If enWikipedia has only 4,000 active editors, and we don't do better
at this than, we are going to keep up with only a very few articles.
The plan will work , though, for the most watched articles,
fortunately where they are needed, because that's the ones where
people people catch errors now. In other words, as a substitute for
semi-protection for most semi'd pages, not flagging a significant
number of pages addition to them. It won't do a thing to reduce the
gross vandalism that now gets uncaught for hours. It might provide a
clearer focus on the ones that get caught in a few minutes, and keep
the vandalism off them for those few minutes. But that's all that can
be expected of it
David Goodman, Ph.D, M.L.S.
http://en.wikipedia.org/wiki/User_talk:DGG
On Tue, Sep 29, 2009 at 1:47 PM, Gregory Maxwell <gmaxwell(a)gmail.com> wrote:
On Tue, Sep 29, 2009 at 12:31 PM, Surreptitiousness
<surreptitious.wikipedian(a)googlemail.com> wrote:
Gregory Maxwell wrote:
This is another area where the UI can have a real impact: It's
important the it not overstate the level of review that is occurring.
Right now
flaggedrevs.labs.wikimedia.org is calling the levels
"Draft" "Checked" and "quality", but this is under active
discussion.
Quality might be pushing it then. I'd suggest "article",
but I can't
work out how "Checked" fits in. Maybe "Documented" would work better?
Quality is just the default.
"Draft"(unflagged) "Checked" "Reviewed", perhaps?

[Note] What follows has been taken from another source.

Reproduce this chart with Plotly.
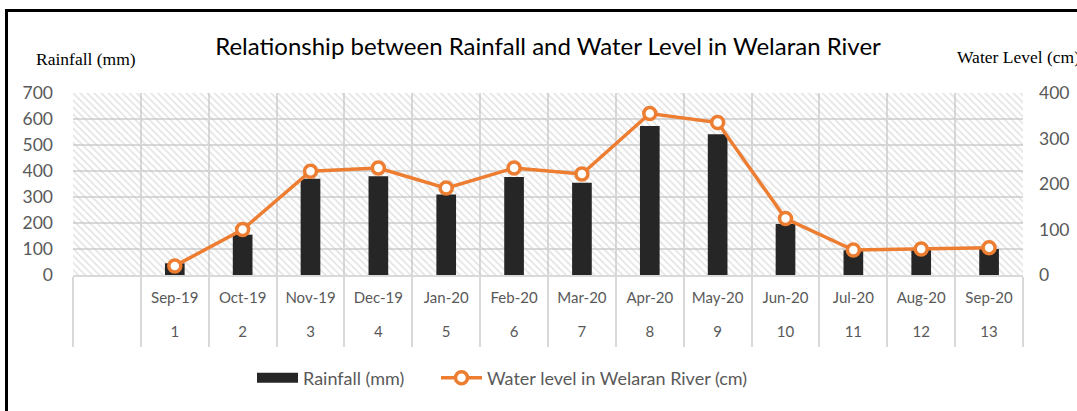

AFAIK there has been no effort on enwp to figure out what is necessary
and sufficient for a higher grade of flagging, I think we generally
know what the lowest grade means: It's stuff that you think probably
won't be reverted, or some similar low bar.
I think that it may not be useful to worry about the definition of the
higher grade of flagging until more people are comfortable with how
the feature works in practice. Baby steps.